Like sports fans disappointed in the frailties of athletic heroes, many American career women were stunned when Elizabeth Dole, one of the highest-ranking women in Washington, the only woman in President Reagan`s Cabinet and a rumored vice presidential possibility herself, did what women have done for generations. She quit her job to help her husband`s career.

One-half of the duo widely regarded as ”Washington`s power couple,”

Dole announced Sept. 14 that she is resigning as Secretary of Transportation effective Oct. 1 to work full time in the presidential campaign of her husband, Republican Sen. Bob Dole of Kansas.

”Why can`t she have a career of her own?” demanded an irate working woman, a product of the liberated 1970s. ”Why does she give up her career for him?”

It is a question Dole, 51, seems to be facing these days as often as any she faced during her tenure at the Transportation Department, which has 100,000 employees and a $26-billion budget.

”Isn`t this what women have been working for?” Dole asked last week in a phone interview. ”To have a choice about what we do? I have been secretary at DOT for 4 1/2 years, the longest secretary in that post. This is my choice. How could anything be more important than being involved in choosing the leader of the free world? Is that insignificant?”

NO SURPRISES?

No one should be surprised by her recent decision, she said.

”I believe very strongly in my husband. This isn`t the first time I`ve done this. I participated in the 1979 campaign and was just six months from the FTC (she resigned as a member of the Federal Trade Commission in 1979 to campaign for her husband). We are four months to (primaries in) Hawaii and Michigan.

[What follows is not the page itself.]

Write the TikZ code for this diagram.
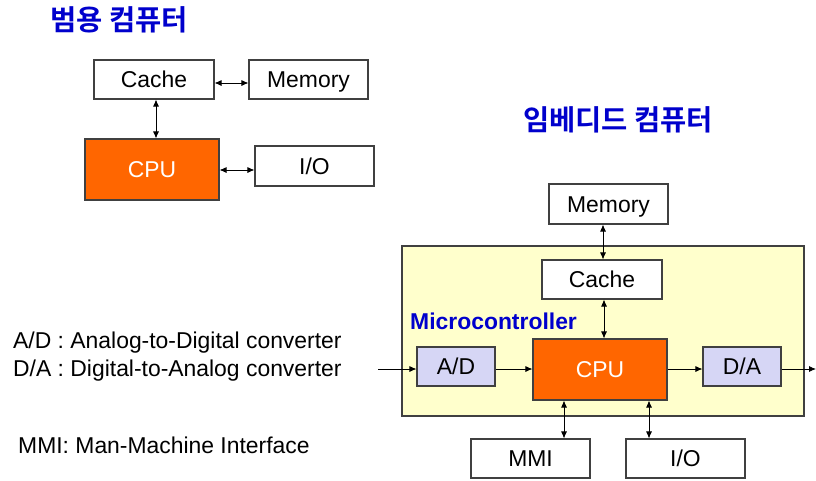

”This is not insignificant. It`s going to be an active and involved role. I`ll be standing in for him, doing some fundraising. . . . We`re partners in this and partners in life.” Indeed, some analysts contend the North Carolina native is her husband`s most effective political weapon. She is bright, charming, attractive and a charismatic speaker. She is all that a presidential candidate`s wife-or a candidate-should be, a fact not lost on her many admirers, including scores of women who saw her as a career-minded role model.

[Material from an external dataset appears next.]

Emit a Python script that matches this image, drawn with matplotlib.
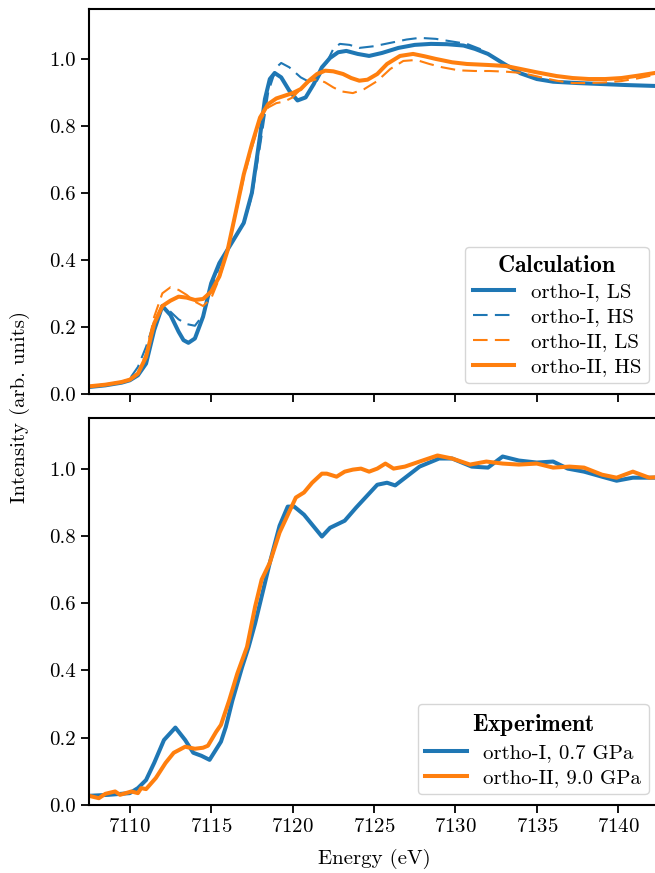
import numpy as np
import matplotlib
matplotlib.use("Agg")
import matplotlib.pyplot as plt

plt.rcParams['font.family'] = ['cmr10', 'DejaVu Serif']
plt.rcParams['mathtext.fontset'] = 'cm'
plt.rcParams['axes.formatter.use_mathtext'] = True
plt.rcParams['font.size'] = 15
plt.rcParams['axes.linewidth'] = 1.5
plt.rcParams['xtick.major.width'] = 1.3
plt.rcParams['ytick.major.width'] = 1.3
plt.rcParams['xtick.major.size'] = 6
plt.rcParams['ytick.major.size'] = 6

# --- calculation (top panel) ---
e_I_LS = [7107.5, 7108.5, 7109.5, 7110.0, 7110.5, 7111.0, 7111.5, 7112.0, 7112.5, 7113.0,
          7113.3, 7113.6, 7114.0, 7114.5, 7115.0, 7115.5, 7116.0, 7116.5, 7117.0, 7117.5, 7118.0,
          7118.3, 7118.6, 7118.9, 7119.3, 7119.8, 7120.3, 7120.8, 7121.3, 7121.8, 7122.3,
          7122.8, 7123.3, 7124.0, 7124.7, 7125.5, 7126.5, 7127.5, 7128.5, 7129.5, 7130.5,
          7131.2, 7132.0, 7133.0, 7134.0, 7135.0, 7136.0, 7137.5, 7139.0, 7140.5, 7142.5]
i_I_LS = [0.020, 0.025, 0.033, 0.040, 0.055, 0.090, 0.190, 0.262, 0.235, 0.185,
          0.160, 0.152, 0.165, 0.230, 0.330, 0.390, 0.430, 0.470, 0.510, 0.600, 0.770,
          0.880, 0.940, 0.958, 0.945, 0.905, 0.876, 0.885, 0.925, 0.975, 1.003,
          1.020, 1.024, 1.015, 1.009, 1.018, 1.033, 1.042, 1.045, 1.044, 1.040,
          1.030, 1.015, 0.985, 0.957, 0.940, 0.932, 0.928, 0.925, 0.922, 0.919]

e_I_HS = [7107.5, 7108.5, 7109.5, 7110.0, 7110.5, 7111.0, 7111.5, 7112.0, 7112.5, 7113.0,
          7113.5, 7114.0, 7114.5, 7115.0, 7115.5, 7116.0, 7116.5, 7117.0, 7117.5, 7118.0,
          7118.5, 7119.0, 7119.3, 7119.8, 7120.5, 7121.0, 7121.5, 7122.0, 7122.5, 7122.9,
          7123.5, 7124.1, 7125.0, 7126.0, 7127.0, 7127.8, 7128.8, 7129.8, 7130.7, 7131.5,
          7132.0, 7133.0, 7134.0, 7135.0, 7136.0, 7137.5, 7139.0, 7140.5, 7142.5]
i_I_HS = [0.020, 0.025, 0.035, 0.045, 0.080, 0.140, 0.215, 0.262, 0.245, 0.222,
          0.208, 0.203, 0.235, 0.310, 0.380, 0.430, 0.470, 0.510, 0.590, 0.740,
          0.900, 0.975, 0.988, 0.975, 0.945, 0.932, 0.935, 0.980, 1.030, 1.045,
          1.042, 1.033, 1.038, 1.048, 1.058, 1.063, 1.060, 1.052, 1.045, 1.030,
          1.015, 0.985, 0.957, 0.940, 0.932, 0.928, 0.925, 0.922, 0.919]

e_II_LS = [7107.5, 7108.5, 7109.5, 7110.0, 7110.5, 7111.0, 7111.5, 7112.0, 7112.5, 7113.0,
           7113.5, 7114.0, 7114.5, 7115.0, 7115.5, 7116.0, 7116.5, 7117.0, 7117.5, 7118.0,
           7118.5, 7119.0, 7119.5, 7120.0, 7120.5, 7121.0, 7121.5, 7122.0, 7122.5, 7123.0,
           7123.7, 7124.4, 7125.2, 7126.0, 7126.8, 7127.6, 7128.4, 7129.2, 7130.2, 7131.2,
           7132.1, 7133.1, 7134.1, 7135.1, 7136.2, 7137.2, 7138.2, 7139.2, 7140.2, 7141.2,
           7142.5]
i_II_LS = [0.022, 0.027, 0.035, 0.042, 0.060, 0.120, 0.230, 0.300, 0.318, 0.310,
           0.295, 0.275, 0.262, 0.285, 0.345, 0.425, 0.535, 0.645, 0.735, 0.815,
           0.855, 0.868, 0.873, 0.885, 0.910, 0.932, 0.940, 0.930, 0.915, 0.903,
           0.898, 0.910, 0.934, 0.970, 0.994, 0.997, 0.985, 0.975, 0.966, 0.964,
           0.964, 0.962, 0.958, 0.947, 0.935, 0.928, 0.928, 0.930, 0.934, 0.942,
           0.955]

e_II_HS = [7107.5, 7108.5, 7109.5, 7110.0, 7110.5, 7111.0, 7111.5, 7112.0, 7112.5, 7113.0,
           7113.5, 7114.0, 7114.5, 7115.0, 7115.5, 7116.0, 7116.5, 7117.0, 7117.5, 7118.0,
           7118.5, 7119.0, 7119.5, 7120.0, 7120.5, 7121.0, 7121.5, 7122.0, 7122.5, 7123.1,
           7123.6, 7124.1, 7124.6, 7125.2, 7125.8, 7126.6, 7127.4, 7128.1, 7128.8, 7129.8,
           7130.7, 7132.0, 7133.1, 7134.0, 7135.0, 7136.2, 7137.2, 7138.2, 7139.2, 7140.2,
           7141.2, 7142.5]
i_II_HS = [0.022, 0.027, 0.035, 0.042, 0.060, 0.110, 0.210, 0.262, 0.278, 0.290,
           0.287, 0.280, 0.283, 0.305, 0.350, 0.427, 0.540, 0.655, 0.745, 0.825,
           0.865, 0.882, 0.890, 0.898, 0.910, 0.935, 0.955, 0.965, 0.963, 0.955,
           0.943, 0.935, 0.938, 0.955, 0.985, 1.009, 1.015, 1.008, 1.000, 0.990,
           0.985, 0.982, 0.979, 0.970, 0.960, 0.949, 0.943, 0.940, 0.940, 0.943,
           0.950, 0.960]

# --- experiment (bottom panel) ---
e_exp_I = [7107.5, 7108.7, 7110.0, 7110.5, 7111.0, 7111.5, 7112.1, 7112.8, 7113.4, 7113.9,
           7114.4, 7114.9, 7115.6, 7115.9, 7116.3, 7116.9, 7117.3, 7117.7, 7118.1, 7118.6,
           7119.2, 7119.7, 7120.1, 7120.7, 7121.8, 7122.3, 7123.2, 7123.9, 7125.2, 7125.8,
           7126.3, 7127.8, 7129.0, 7129.8, 7131.0, 7132.0, 7132.9, 7133.9, 7135.0, 7136.0,
           7136.9, 7137.9, 7139.0, 7139.9, 7140.9, 7142.5]
i_exp_I = [0.027, 0.030, 0.035, 0.050, 0.074, 0.125, 0.193, 0.230, 0.193, 0.155,
           0.146, 0.134, 0.188, 0.232, 0.310, 0.410, 0.470, 0.540, 0.620, 0.720,
           0.830, 0.887, 0.887, 0.863, 0.798, 0.824, 0.845, 0.884, 0.952, 0.958,
           0.950, 1.006, 1.030, 1.030, 1.006, 1.003, 1.036, 1.024, 1.018, 1.021,
           1.000, 0.991, 0.976, 0.964, 0.973, 0.973]

e_exp_II = [7107.5, 7108.1, 7108.5, 7109.1, 7109.4, 7110.1, 7110.5, 7110.7, 7111.0, 7111.6,
            7112.2, 7112.7, 7113.4, 7114.0, 7114.5, 7114.8, 7115.3, 7115.6, 7116.1, 7116.6,
            7117.2, 7117.7, 7118.1, 7118.6, 7119.2, 7120.2, 7120.7, 7121.2, 7121.8, 7122.1,
            7122.7, 7123.2, 7123.7, 7124.2, 7124.7, 7125.2, 7125.7, 7126.2, 7126.9, 7127.8,
            7128.9, 7129.8, 7130.9, 7131.9, 7132.9, 7133.9, 7135.0, 7136.0, 7137.0, 7137.9,
            7139.0, 7139.9, 7140.9, 7141.9, 7142.5]
i_exp_II = [0.027, 0.020, 0.033, 0.040, 0.030, 0.040, 0.035, 0.050, 0.047, 0.080,
            0.125, 0.155, 0.173, 0.167, 0.170, 0.176, 0.217, 0.238, 0.310, 0.390,
            0.470, 0.590, 0.670, 0.720, 0.810, 0.914, 0.929, 0.958, 0.985, 0.985,
            0.976, 0.991, 0.997, 1.000, 0.991, 1.000, 1.015, 1.000, 1.006, 1.021,
            1.039, 1.030, 1.012, 1.021, 1.015, 1.012, 1.015, 1.003, 1.006, 1.003,
            0.982, 0.973, 0.991, 0.973, 0.975]

blue = '#1f77b4'
orange = '#ff7f0e'
dash = (0, (7, 3.5))

fig = plt.figure(figsize=(6.55, 8.73), dpi=100)
ax1 = fig.add_axes([0.136, 0.549, 0.870, 0.441])
ax2 = fig.add_axes([0.136, 0.078, 0.870, 0.443])

ax1.plot(e_I_LS, i_I_LS, color=blue, lw=2.9, label='ortho-I, LS')
ax1.plot(e_I_HS, i_I_HS, color=blue, lw=1.5, ls=dash, label='ortho-I, HS')
ax1.plot(e_II_LS, i_II_LS, color=orange, lw=1.5, ls=dash, label='ortho-II, LS')
ax1.plot(e_II_HS, i_II_HS, color=orange, lw=2.9, label='ortho-II, HS')

ax2.plot(e_exp_I, i_exp_I, color=blue, lw=2.9, label='ortho-I, 0.7 GPa')
ax2.plot(e_exp_II, i_exp_II, color=orange, lw=2.9, label='ortho-II, 9.0 GPa')

for ax in (ax1, ax2):
    ax.set_xlim(7107.5, 7142.5)
    ax.set_ylim(0, 1.15)
    ax.set_xticks([7110, 7115, 7120, 7125, 7130, 7135, 7140])
    ax.set_yticks([0.0, 0.2, 0.4, 0.6, 0.8, 1.0])
    ax.set_yticklabels(['0.0', '0.2', '0.4', '0.6', '0.8', '1.0'])
ax1.set_xticklabels([])

leg1 = ax1.legend(loc='lower right', title=r'$\mathbf{Calculation}$',
                  title_fontsize=17, fontsize=15, handlelength=2.0,
                  labelspacing=0.3, borderpad=0.35)
leg2 = ax2.legend(loc='lower right', title=r'$\mathbf{Experiment}$',
                  title_fontsize=17, fontsize=15, handlelength=2.0,
                  labelspacing=0.3, borderpad=0.35)

ax2.set_xlabel('Energy (eV)', fontsize=15, labelpad=9)
fig.text(0.03, 0.534, 'Intensity (arb. units)', rotation=90,
         ha='center', va='center', fontsize=15)

fig.savefig('out.png', dpi=100)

A Phi Beta Kappa graduate of Duke University, where she was both May Queen and president of the student body at the Women`s College, Elizabeth Hanford earned both a law degree and a master`s degree in education and government from Harvard.

When she married Dole in 1975, she was a member of the FTC and had already worked as director of the President`s Committee on Consumer Interests and as deputy special assistant to the president for consumer affairs. Before joining Reagan`s cabinet, Liddy (a name she gave herself as a child) was assistant to the president for public liaison at the White House.

UNDER SCRUTINY

Her decision to leave the Reagan Cabinet comes only 16 months before the administration changes. Her departure comes amid growing complaints about aviation safety and airline service.

”I`m not setting aside my career,” she said of her resignation. ”You don`t have to be paid to have a career. You aren`t throwing away a career when you are involved. My goal is to make some sort of difference for people whether it is a paid job, First Lady or something else.”

And to dispel the notion that the present Dole campaign is really a two-possible-candidates-for-the-price-of-one run, Liddy Dole insists, ”No, I`m not a candidate for anything.”

If others see a clash of careers here, she said she does not. It was not something the couple discussed when they married.

”I didn`t think of that,” Dole said. The decision on who will help whom and how ”flows sort of naturally.”

”I wonder what kind of marriage it would be if you said, `Goodbye, and I`ll see you when it`s over,` ” Dole said. ”It`s part of a loving, caring relationship that you are interested and want to be part of a spouse`s campaign.”